More log entries if it helps.

Alexey · January 20, 2024, 3:58pm

seems you need to move databases to the SSD…

daki82 · January 20, 2024, 7:45pm

Also an usb flashdrive seems to work fine! I use this
[Samsung USB-Stick Typ-A BAR Plus (MUF-128BE4/APC), 128 GB]

snorkel · January 22, 2024, 12:32am

You gave me an ideea… to use flash drives on my Synology’s for db-es. I think there was a discussion about this, and the conclusion was that they can’t handle the I/O; but if it works for you, maybe it’s a good solution.

snorkel · January 22, 2024, 12:40am

Reexamining my db sizes on all nodes, I just realised that on the old nodes they are ~530MB, except one, which is ~330MB.
What is the difference between them? On this one, I ran the FW with lazy off. On the others, the lazy was on. So, it seems that the lazy fw has something to do with the piece_expiration.db getting huge.

nerdatwork · January 22, 2024, 2:21am

You could run the SQL commands over the db to see what it holds. Copy the db file to another location then execute SQL commands on it.

daki82 · January 22, 2024, 4:18am

Just take a decent one. (i chose the samsung because of the 5y warranty and i did read a test)
i reformated them to 4k ntfs.(i use windows)

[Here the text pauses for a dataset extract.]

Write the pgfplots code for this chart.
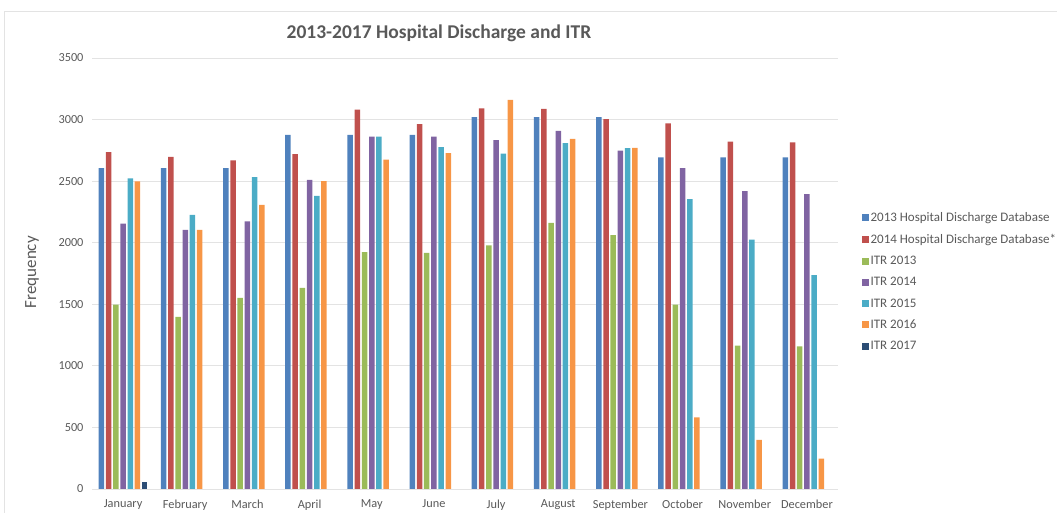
\documentclass[border=0pt]{standalone}
\usepackage{fontspec}
\setmainfont{Carlito}
\usepackage{pgfplots}
\pgfplotsset{compat=1.18}
\definecolor{cA}{HTML}{4F81BD}
\definecolor{cB}{HTML}{C0504D}
\definecolor{cC}{HTML}{9BBB59}
\definecolor{cD}{HTML}{8064A2}
\definecolor{cE}{HTML}{4BACC6}
\definecolor{cF}{HTML}{F79646}
\definecolor{cG}{HTML}{2C4D75}
\definecolor{txt}{HTML}{595959}
\definecolor{grd}{HTML}{E3E3E3}
\begin{document}
\begin{tikzpicture}
\useasboundingbox (0pt,0pt) rectangle (1057pt,513pt);
\draw[draw=grd, line width=0.8pt] (4pt,-5pt) rectangle (1065pt,502pt);
\begin{axis}[
  at={(92pt,24pt)}, anchor=south west,
  scale only axis, width=746pt, height=431pt,
  xmin=-0.5, xmax=11.5, ymin=0, ymax=3500,
  ybar=1.7pt, bar width=5.5pt,
  xtick={0,...,11},
  xticklabels={January,February,March,April,May,June,July,August,September,October,November,December},
  ytick={0,500,...,3500},
  ymajorgrids, grid style={draw=grd, line width=0.8pt},
  axis line style={draw=none},
  major tick length=0pt,
  /pgf/number format/assume math mode=true,
  /pgf/number format/1000 sep={},
  scaled y ticks=false,
  tick label style={font=\fontsize{12.3}{14}\selectfont, text=txt},
  xticklabel style={yshift=-7pt},
  yticklabel style={xshift=-5pt},
  ylabel={Frequency},
  ylabel style={at={(axis description cs:-0.0804,0.503)}, anchor=center, font=\fontsize{17}{19}\selectfont, text=txt},
  every axis title shift=0pt,
  title={2013-2017 Hospital Discharge and ITR},
  title style={at={(axis description cs:0.465,1.058)}, anchor=center, font=\bfseries\fontsize{19.5}{22}\selectfont, text=txt},
  legend style={at={(1.032,0.646)}, anchor=north west, draw=none, fill=none,
    font=\fontsize{13}{15}\selectfont, text=txt, row sep=8.3pt, inner sep=0pt,
    nodes={inner sep=1.5pt}},
  legend cell align=left,
  legend image code/.code={\fill[#1] (0pt,-3.5pt) rectangle (7pt,3.5pt);},
]
\addplot[fill=cA, draw=none] coordinates {(0,2605) (1,2605) (2,2605) (3,2875) (4,2875) (5,2875) (6,3020) (7,3020) (8,3020) (9,2693) (10,2693) (11,2693)};
\addplot[fill=cB, draw=none] coordinates {(0,2736) (1,2698) (2,2668) (3,2720) (4,3080) (5,2964) (6,3091) (7,3086) (8,3004) (9,2969) (10,2820) (11,2815)};
\addplot[fill=cC, draw=none] coordinates {(0,1498) (1,1398) (2,1552) (3,1634) (4,1923) (5,1918) (6,1978) (7,2162) (8,2062) (9,1498) (10,1165) (11,1159)};
\addplot[fill=cD, draw=none] coordinates {(0,2154) (1,2105) (2,2173) (3,2511) (4,2861) (5,2861) (6,2834) (7,2909) (8,2747) (9,2606) (10,2419) (11,2395)};
\addplot[fill=cE, draw=none] coordinates {(0,2522) (1,2227) (2,2533) (3,2381) (4,2861) (5,2777) (6,2723) (7,2809) (8,2769) (9,2354) (10,2026) (11,1736)};
\addplot[fill=cF, draw=none] coordinates {(0,2498) (1,2105) (2,2308) (3,2500) (4,2674) (5,2728) (6,3159) (7,2844) (8,2771) (9,582) (10,398) (11,247)};
\addplot[fill=cG, draw=none] coordinates {(0,54)};
\legend{2013 Hospital Discharge Database, 2014 Hospital Discharge Database*, ITR 2013, ITR 2014, ITR 2015, ITR 2016, ITR 2017}
\end{axis}
\end{tikzpicture}
\end{document}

maybe the realy old ones? with fat32 or exfat?
but an CMR drive can? doubt.
in iops (at 4k cluster), it has around 3-6k wich is 8 to 20 times of an cmr disk.
Also dbs are non critical. so reliability does not realy matter

snorkel · January 22, 2024, 6:33am

What commands? I’m not familiar with SQL queries.

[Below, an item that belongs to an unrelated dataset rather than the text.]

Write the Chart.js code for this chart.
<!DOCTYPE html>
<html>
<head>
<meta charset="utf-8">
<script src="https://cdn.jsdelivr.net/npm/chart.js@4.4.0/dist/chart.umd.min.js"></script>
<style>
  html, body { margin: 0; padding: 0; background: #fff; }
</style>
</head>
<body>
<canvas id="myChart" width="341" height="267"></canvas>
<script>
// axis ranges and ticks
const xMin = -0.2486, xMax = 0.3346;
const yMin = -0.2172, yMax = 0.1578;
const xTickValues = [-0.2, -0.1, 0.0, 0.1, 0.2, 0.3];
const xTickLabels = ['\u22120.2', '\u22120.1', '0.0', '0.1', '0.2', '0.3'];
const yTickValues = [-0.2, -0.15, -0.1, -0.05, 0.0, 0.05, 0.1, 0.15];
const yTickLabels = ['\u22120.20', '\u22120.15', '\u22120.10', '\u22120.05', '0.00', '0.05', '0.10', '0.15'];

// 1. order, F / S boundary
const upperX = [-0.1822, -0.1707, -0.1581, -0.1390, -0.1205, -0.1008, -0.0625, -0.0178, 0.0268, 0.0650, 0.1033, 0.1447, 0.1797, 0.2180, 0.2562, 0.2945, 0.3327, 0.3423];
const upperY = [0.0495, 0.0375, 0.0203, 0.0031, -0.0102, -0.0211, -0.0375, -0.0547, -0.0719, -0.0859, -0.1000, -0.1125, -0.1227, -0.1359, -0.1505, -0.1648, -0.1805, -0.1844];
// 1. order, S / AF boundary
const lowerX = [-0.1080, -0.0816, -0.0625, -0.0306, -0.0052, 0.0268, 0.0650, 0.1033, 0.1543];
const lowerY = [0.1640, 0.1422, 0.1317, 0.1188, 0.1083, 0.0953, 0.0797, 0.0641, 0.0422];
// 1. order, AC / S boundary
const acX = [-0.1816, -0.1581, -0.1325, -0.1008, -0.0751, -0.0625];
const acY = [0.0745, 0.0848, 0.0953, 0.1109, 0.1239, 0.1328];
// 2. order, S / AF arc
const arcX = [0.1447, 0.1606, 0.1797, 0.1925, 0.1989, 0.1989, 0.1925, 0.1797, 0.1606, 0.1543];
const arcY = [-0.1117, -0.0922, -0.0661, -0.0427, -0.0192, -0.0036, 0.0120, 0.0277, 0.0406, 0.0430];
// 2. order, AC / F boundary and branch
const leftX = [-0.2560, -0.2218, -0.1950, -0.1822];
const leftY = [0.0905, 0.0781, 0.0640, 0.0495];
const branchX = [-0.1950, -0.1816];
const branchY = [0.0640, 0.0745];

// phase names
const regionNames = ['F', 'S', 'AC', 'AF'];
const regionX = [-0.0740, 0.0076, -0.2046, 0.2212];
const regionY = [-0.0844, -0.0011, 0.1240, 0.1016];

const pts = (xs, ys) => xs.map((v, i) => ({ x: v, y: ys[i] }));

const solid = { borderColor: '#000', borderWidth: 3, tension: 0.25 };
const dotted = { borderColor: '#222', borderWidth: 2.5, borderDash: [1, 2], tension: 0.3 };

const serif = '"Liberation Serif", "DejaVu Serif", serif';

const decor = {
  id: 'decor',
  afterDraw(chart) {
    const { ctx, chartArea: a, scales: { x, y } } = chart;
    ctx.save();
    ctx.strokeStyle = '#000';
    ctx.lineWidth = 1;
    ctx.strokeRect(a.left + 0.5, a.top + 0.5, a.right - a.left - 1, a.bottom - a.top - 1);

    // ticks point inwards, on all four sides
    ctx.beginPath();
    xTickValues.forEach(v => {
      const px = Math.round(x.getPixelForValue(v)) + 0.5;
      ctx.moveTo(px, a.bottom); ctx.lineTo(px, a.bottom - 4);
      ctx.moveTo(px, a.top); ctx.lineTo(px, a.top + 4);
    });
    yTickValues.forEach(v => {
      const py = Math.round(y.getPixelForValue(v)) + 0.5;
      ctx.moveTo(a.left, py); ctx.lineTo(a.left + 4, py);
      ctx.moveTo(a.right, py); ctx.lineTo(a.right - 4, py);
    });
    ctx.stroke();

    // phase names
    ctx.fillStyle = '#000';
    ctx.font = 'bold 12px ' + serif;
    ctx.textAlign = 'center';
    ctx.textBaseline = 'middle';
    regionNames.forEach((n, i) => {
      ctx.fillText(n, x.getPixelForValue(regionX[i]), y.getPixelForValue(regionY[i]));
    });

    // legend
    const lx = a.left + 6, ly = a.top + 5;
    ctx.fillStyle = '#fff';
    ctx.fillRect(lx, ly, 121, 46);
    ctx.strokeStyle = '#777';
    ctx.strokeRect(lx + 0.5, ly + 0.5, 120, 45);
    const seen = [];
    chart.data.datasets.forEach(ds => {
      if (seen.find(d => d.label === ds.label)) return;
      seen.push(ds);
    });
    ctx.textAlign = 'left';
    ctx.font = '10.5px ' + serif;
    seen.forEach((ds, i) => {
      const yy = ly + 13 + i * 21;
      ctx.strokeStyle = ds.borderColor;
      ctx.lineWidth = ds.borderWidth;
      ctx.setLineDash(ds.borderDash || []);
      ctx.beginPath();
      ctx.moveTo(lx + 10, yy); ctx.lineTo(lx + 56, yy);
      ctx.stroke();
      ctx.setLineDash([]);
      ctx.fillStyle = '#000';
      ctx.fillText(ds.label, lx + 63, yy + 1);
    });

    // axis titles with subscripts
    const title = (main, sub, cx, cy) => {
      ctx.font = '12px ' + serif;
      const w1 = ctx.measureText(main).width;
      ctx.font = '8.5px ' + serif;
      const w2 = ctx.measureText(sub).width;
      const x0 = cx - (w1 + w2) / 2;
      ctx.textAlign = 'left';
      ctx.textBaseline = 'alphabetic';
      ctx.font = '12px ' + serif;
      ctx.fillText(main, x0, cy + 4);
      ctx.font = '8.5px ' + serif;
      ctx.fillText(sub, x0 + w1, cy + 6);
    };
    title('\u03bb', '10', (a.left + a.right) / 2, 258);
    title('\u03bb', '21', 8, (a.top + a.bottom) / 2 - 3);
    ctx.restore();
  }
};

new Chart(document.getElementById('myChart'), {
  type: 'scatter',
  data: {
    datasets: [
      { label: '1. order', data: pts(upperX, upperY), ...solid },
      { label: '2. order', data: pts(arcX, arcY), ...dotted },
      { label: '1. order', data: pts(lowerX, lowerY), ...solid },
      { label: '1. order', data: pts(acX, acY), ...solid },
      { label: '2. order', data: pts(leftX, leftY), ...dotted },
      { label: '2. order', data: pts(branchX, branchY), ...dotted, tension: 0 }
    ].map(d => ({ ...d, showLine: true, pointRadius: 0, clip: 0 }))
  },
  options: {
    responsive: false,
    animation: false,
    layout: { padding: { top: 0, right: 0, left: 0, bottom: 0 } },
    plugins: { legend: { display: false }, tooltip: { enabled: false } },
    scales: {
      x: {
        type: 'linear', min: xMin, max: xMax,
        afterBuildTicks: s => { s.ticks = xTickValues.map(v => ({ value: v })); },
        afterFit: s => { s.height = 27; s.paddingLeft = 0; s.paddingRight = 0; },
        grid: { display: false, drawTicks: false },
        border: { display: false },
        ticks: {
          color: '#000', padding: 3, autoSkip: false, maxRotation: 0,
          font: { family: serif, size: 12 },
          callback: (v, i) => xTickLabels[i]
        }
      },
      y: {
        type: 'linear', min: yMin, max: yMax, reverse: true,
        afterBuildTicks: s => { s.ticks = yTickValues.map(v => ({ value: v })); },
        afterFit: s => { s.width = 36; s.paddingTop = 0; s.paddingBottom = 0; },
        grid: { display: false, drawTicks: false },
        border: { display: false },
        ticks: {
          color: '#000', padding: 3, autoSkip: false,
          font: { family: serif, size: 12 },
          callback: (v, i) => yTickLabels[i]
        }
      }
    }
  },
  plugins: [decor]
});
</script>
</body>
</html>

nerdatwork · January 22, 2024, 7:13am

First SQL query

SELECT
 strftime('%Y', piece_expiration) AS year,
 COUNT (piece_id) AS num_piece_ids
FROM
   piece_expirations
GROUP BY
  year
ORDER BY
   year;

Second SQL query

SELECT
    satellite_id, piece_id, piece_expiration, deletion_failed_at
FROM
    piece_expirations
WHERE
    piece_expiration < '2023-01-01 00:00:00'
ORDER BY
    piece_expiration;

You can get the binaries from Downloads - DB Browser for SQLite

snorkel · January 26, 2024, 5:17am

I did this queries on one of my nodes, 14 months old, with piece_expiration.db of 530MiB and the Vacuum.
Results:

the vacuum shrinked all 14 db-es with 9% per total, so the piece_expiration.db is still huge.
firt query gave me:
2022 46
2023 420
2024 2272544
9999 26369
second query dosen’t show anything in the “reason for failed deletes” column, just NULL.
I verified for < 2023, <2024, <2025.

Walter1 · January 26, 2024, 8:22am

When I did the vaccuming I also got like 10% only, had also a higher expectation.

Unique · February 12, 2024, 9:42am

Vaccum is only removing empty space. It wont shrink if the size is because there is data there.